A few weeks earlier I’d done a similar replacement on a similar PC, using a completely different motherboard chipset.  In that case, Windows booted just fine, did a bit of PnP device detection and driver installation, tossed its Activation cookies out of the cot, but was ultimately fine.  But in the second case, I had the half-expected STOP BSoD error (“Windows has been shut down to prevent damage to  your computer”) earlier during the boot process.

What didn’t work

Writing to an at-risk system, especially installing new software, can often make things worse – so installing IE 8 was far from the first thing I tried.

The PC had already donethe prelim”; RAM, motherboard capacitors, hard drive, file system were all OK and malware had been managed from a Bart boot, and the C: partition had been backed up as a partition image using BING.
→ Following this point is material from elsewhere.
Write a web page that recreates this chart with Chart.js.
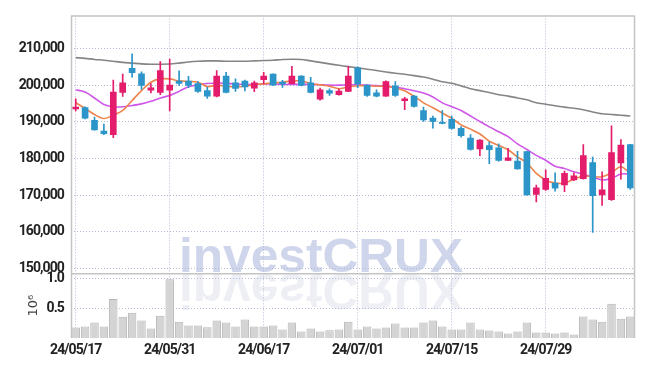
<!DOCTYPE html>
<html>
<head>
<meta charset="utf-8">
<script src="https://cdn.jsdelivr.net/npm/chart.js@4.4.1/dist/chart.umd.min.js"></script>
<style>
  html, body { margin: 0; padding: 0; background: #fff; }
  #wrap { width: 645px; height: 366px; position: relative; }
</style>
</head>
<body>
<div id="wrap"><canvas id="stockChart"></canvas></div>
<script>
const DATES = [
  "24/05/17","24/05/20","24/05/21","24/05/22","24/05/23","24/05/24","24/05/27","24/05/28","24/05/29","24/05/30",
  "24/05/31","24/06/03","24/06/04","24/06/05","24/06/07","24/06/10","24/06/11","24/06/12","24/06/13","24/06/14",
  "24/06/17","24/06/18","24/06/19","24/06/20","24/06/21","24/06/24","24/06/25","24/06/26","24/06/27","24/06/28",
  "24/07/01","24/07/02","24/07/03","24/07/04","24/07/05","24/07/08","24/07/09","24/07/10","24/07/11","24/07/12",
  "24/07/15","24/07/16","24/07/17","24/07/18","24/07/19","24/07/22","24/07/23","24/07/24","24/07/25","24/07/26",
  "24/07/29","24/07/30","24/07/31","24/08/01","24/08/02","24/08/05","24/08/06","24/08/07","24/08/08","24/08/09"
];
const OPEN = [
  193500,193900,190400,187500,186500,198000,204600,203100,198600,198000,
  198600,201100,201100,200400,198500,197000,202500,200600,201100,199200,
  201500,203000,200800,200400,202500,200600,196200,198500,197400,198300,
  204700,200000,197900,197000,199800,195800,197000,193100,191000,189900,
  190700,188200,185600,182600,183500,182900,179500,179300,181900,170200,
  171600,173300,172800,174200,174500,178900,170100,168800,178800,183800
];
const HIGH = [
  196300,194100,191300,189400,201400,203000,208500,203600,200400,206400,
  207100,203900,202400,201000,199500,204000,203500,201700,201400,201100,
  203500,203100,201300,205100,202600,202100,199200,199000,198900,205100,
  205000,200100,198700,201200,201000,196700,197200,194000,191600,193100,
  191600,188700,186500,185200,184500,184000,182800,182000,182000,172800,
  176900,176100,176600,176100,183800,180400,176400,188900,185200,183900
];
const LOW = [
  193000,190800,187700,186500,185700,196900,202200,198800,197900,197400,
  193000,199900,199300,198000,196400,196800,197900,198300,198400,198200,
  200400,199900,199400,200300,199800,197900,195900,197200,197300,198200,
  199300,196900,196800,196900,196900,193300,194000,190100,188300,189400,
  188000,185800,182300,180800,178600,179300,179500,177100,170000,168200,
  171300,171100,171000,174000,174400,159900,167200,168600,174400,171600
];
const CLOSE = [
  194000,191000,187800,186800,198100,200600,203400,199900,199300,204000,
  200000,200500,199900,198300,197000,202500,198000,199100,199500,200600,
  202500,200000,200300,202500,199900,198000,198700,197800,198400,202500,
  200300,197200,197000,201000,197200,196300,194200,190500,190100,189600,
  188200,186200,182500,185000,182400,179500,180200,177200,170100,172000,
  174600,171900,176000,175300,180800,169900,171500,181600,183700,172000
];
// moving averages
const MA_SHORT = [
  195200,193650,192000,190900,191800,193100,195800,198500,200800,201700,
  201700,201150,201000,200800,199600,200000,199700,199550,199700,200100,
  200350,200600,200800,201150,201150,200430,200080,199700,199000,199550,
  199850,199850,199700,199700,199200,198500,196950,195170,193840,192400,
  190970,189180,188020,186700,184720,183550,182400,180440,178830,175960,
  174170,173300,173300,174350,175240,175060,175060,176150,177750,175960
];
const MA_MID = [
  198740,198120,196500,194700,194100,194100,194450,194900,195600,196500,
  197200,198300,199550,200080,200430,200600,200500,200300,200200,200200,
  200300,200300,200200,200200,200200,200200,200100,200000,200000,200100,
  200100,200000,199900,199700,199500,199000,198470,197860,196780,195170,
  194100,193100,191600,190080,188640,187300,185960,184000,182470,180860,
  179520,177900,177300,176400,175770,174900,174170,174600,175770,175770
];
const MA_LONG = [
  207500,207300,207000,206800,206500,206200,206000,205800,205700,205700,
  205750,206000,206300,206500,206600,206600,206500,206500,206500,206600,
  206700,206800,207000,207050,207000,206600,206200,205800,205400,205050,
  204700,204350,204000,203600,203250,202950,202600,202200,201600,200900,
  200500,199800,199000,198500,198000,197400,197000,196500,196000,195200,
  194800,194400,194000,193700,193300,192700,192200,192000,191800,191600
];
// volume in millions of shares
const VOLUME = [
  0.175,0.19,0.26,0.19,0.65,0.355,0.42,0.29,0.16,0.37,
  0.98,0.27,0.21,0.21,0.18,0.29,0.26,0.19,0.31,0.19,
  0.19,0.21,0.14,0.26,0.11,0.16,0.11,0.13,0.14,0.27,
  0.14,0.19,0.16,0.175,0.24,0.175,0.175,0.26,0.29,0.19,
  0.14,0.14,0.26,0.14,0.125,0.11,0.077,0.11,0.26,0.093,
  0.093,0.077,0.093,0.06,0.36,0.31,0.27,0.57,0.32,0.36
];
const PRICE_TICKS = [150000,160000,170000,180000,190000,200000,210000];
const VOLUME_TICKS = [0.5, 1.0];

const UP = '#e31c6b';
const DOWN = '#2b94c8';
const GRID = '#b4b9d4';
const TICK_FONT = { family: "Roboto, 'Liberation Sans', sans-serif", size: 14, weight: 'bold' };

const candleColors = CLOSE.map((c, i) => c >= OPEN[i] ? UP : DOWN);

// watermark under the grid, then tighten tick text
const watermark = {
  id: 'watermark',
  beforeDraw(chart) {
    const ctx = chart.ctx;
    const base = chart.scales.y.bottom - 1;
    ctx.save();
    ctx.font = "bold 48px 'Liberation Sans', Arial, sans-serif";
    ctx.textAlign = 'center';
    ctx.textBaseline = 'alphabetic';
    const w = ctx.measureText('investCRUX').width;
    ctx.translate(321, base);
    ctx.scale(284 / w, 1);
    ctx.fillStyle = 'rgba(178,188,222,0.62)';
    ctx.fillText('investCRUX', 0, 0);
    ctx.scale(1, -1.05);
    ctx.fillStyle = 'rgba(205,208,226,0.35)';
    ctx.fillText('investCRUX', 0, -2);
    ctx.restore();
    ctx.letterSpacing = '-0.9px';
  },
  afterDraw(chart) {
    chart.ctx.letterSpacing = '0px';
  }
};

// panel borders + exponent label
const frame = {
  id: 'frame',
  afterDatasetsDraw(chart) {
    const ctx = chart.ctx;
    const a = chart.chartArea;
    const yv = chart.scales.yv;
    ctx.save();
    ctx.letterSpacing = '0px';
    ctx.strokeStyle = '#c4c4c4';
    ctx.lineWidth = 1.5;
    ctx.beginPath();
    ctx.moveTo(a.left + 0.5, a.bottom);
    ctx.lineTo(a.left + 0.5, a.top + 0.5);
    ctx.lineTo(a.right - 0.5, a.top + 0.5);
    ctx.lineTo(a.right - 0.5, a.bottom);
    ctx.stroke();
    ctx.beginPath();
    ctx.moveTo(a.left, yv.top + 0.5);
    ctx.lineTo(a.right, yv.top + 0.5);
    ctx.stroke();
    ctx.translate(34, (yv.top + yv.bottom) / 2);
    ctx.rotate(-Math.PI / 2);
    ctx.fillStyle = '#444';
    ctx.textAlign = 'center';
    ctx.textBaseline = 'middle';
    ctx.font = "13px 'DejaVu Sans', sans-serif";
    ctx.fillText('10\u2076', 0, 0);
    ctx.restore();
  }
};

const ctx = document.getElementById('stockChart').getContext('2d');
new Chart(ctx, {
  data: {
    labels: DATES,
    datasets: [
      { type: 'bar', label: 'body', data: OPEN.map((o, i) => [o, CLOSE[i]]), backgroundColor: candleColors,
        barThickness: 6, grouped: false, yAxisID: 'y', order: 0 },
      { type: 'bar', label: 'wick', data: LOW.map((l, i) => [l, HIGH[i]]), backgroundColor: candleColors,
        barThickness: 1, grouped: false, yAxisID: 'y', order: 1 },
      { type: 'line', label: 'MA short', data: MA_SHORT, borderColor: '#ee844c', borderWidth: 1.6,
        pointRadius: 0, tension: 0.3, yAxisID: 'y', order: 2 },
      { type: 'line', label: 'MA mid', data: MA_MID, borderColor: '#cf57e8', borderWidth: 1.6,
        pointRadius: 0, tension: 0.3, yAxisID: 'y', order: 3 },
      { type: 'line', label: 'MA long', data: MA_LONG, borderColor: '#858585', borderWidth: 1.6,
        pointRadius: 0, tension: 0.3, yAxisID: 'y', order: 4 },
      { type: 'bar', label: 'volume', data: VOLUME, backgroundColor: '#d4d4d4', borderColor: '#b5b5b5',
        borderWidth: 1, barPercentage: 0.9, categoryPercentage: 1, grouped: false, yAxisID: 'yv', order: 5 }
    ]
  },
  options: {
    responsive: true, maintainAspectRatio: false, animation: false,
    layout: { padding: { top: 9, right: 10, left: 0, bottom: 0 } },
    plugins: { legend: { display: false }, tooltip: { enabled: false } },
    scales: {
      x: {
        offset: true,
        border: { display: false, dash: [1, 2] },
        grid: {
          offset: false, drawTicks: false, lineWidth: 1,
          color: c => (c.index % 10 === 0 ? GRID : 'rgba(0,0,0,0)')
        },
        ticks: {
          autoSkip: false, maxRotation: 0, padding: 4, color: '#222', font: TICK_FONT,
          callback: (v, i) => (i % 10 === 0 ? DATES[i] : '')
        },
        afterFit: s => { s.height = 28; }
      },
      yv: {
        position: 'left', stack: 'main', stackWeight: 66,
        min: 0, max: 1.08,
        border: { display: false, dash: [1, 2] },
        grid: { color: GRID, drawTicks: false },
        ticks: { padding: 7, color: '#222', font: TICK_FONT, callback: v => v.toFixed(1) },
        afterBuildTicks: s => { s.ticks = VOLUME_TICKS.map(v => ({ value: v })); },
        afterFit: s => { s.width = 71; }
      },
      y: {
        position: 'left', stack: 'main', stackWeight: 263,
        min: 148740, max: 219000,
        border: { display: false, dash: [1, 2] },
        grid: { color: GRID, drawTicks: false },
        ticks: { padding: 7, color: '#222', font: TICK_FONT,
          callback: v => v.toLocaleString('en-US') },
        afterBuildTicks: s => { s.ticks = PRICE_TICKS.map(v => ({ value: v })); },
        afterFit: s => { s.width = 71; }
      }
    }
  },
  plugins: [watermark, frame]
});
</script>
</body>
</html>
First, I hunted down and removed all startup items and drivers for old hardware, working both from Safe Mode and Bart boot.  No joy.

Because Safe Mode worked OK, I suspected a shell integration factor, so I tried setting the shell to Cmd.exe and starting Windows normally.  This failed in the same way; no Cmd.exe window appeared, and ATX power, Ctl+Alt+Del etc. still didn’t work.  Disabling shell extensions using Nirsoft Extension Viewer didn’t work either.

Then I thought there may be a problem with launching the shell, so I edited a batch files run via an existing Task so that it launched Explorer.exe instead of doing what it had done before.  I’d noted this Task running behind the dead desktop, but from Safe Mode one cannot create new Tasks properly – some properties can’t be set, such as “run only when logged on”.  That’s why I edited the batch file of an existing Task, rather than creating a new one.  No joy, again.

The fix

Re-installing Windows often causes problems when bundled subsystems (e.g. Windows Media Player, Internet Explorer) are forced back to older versions.  With that in mind, I tried re-installing IE 8 from Safe Mode, half expecting the usual “Windows Installer is not running” failure pattern.  Much to my surprise, not only did the installation of IE 8 from Safe Mode work, the next boot brought up a functioning shell in normal Windows mode.  Problem solved!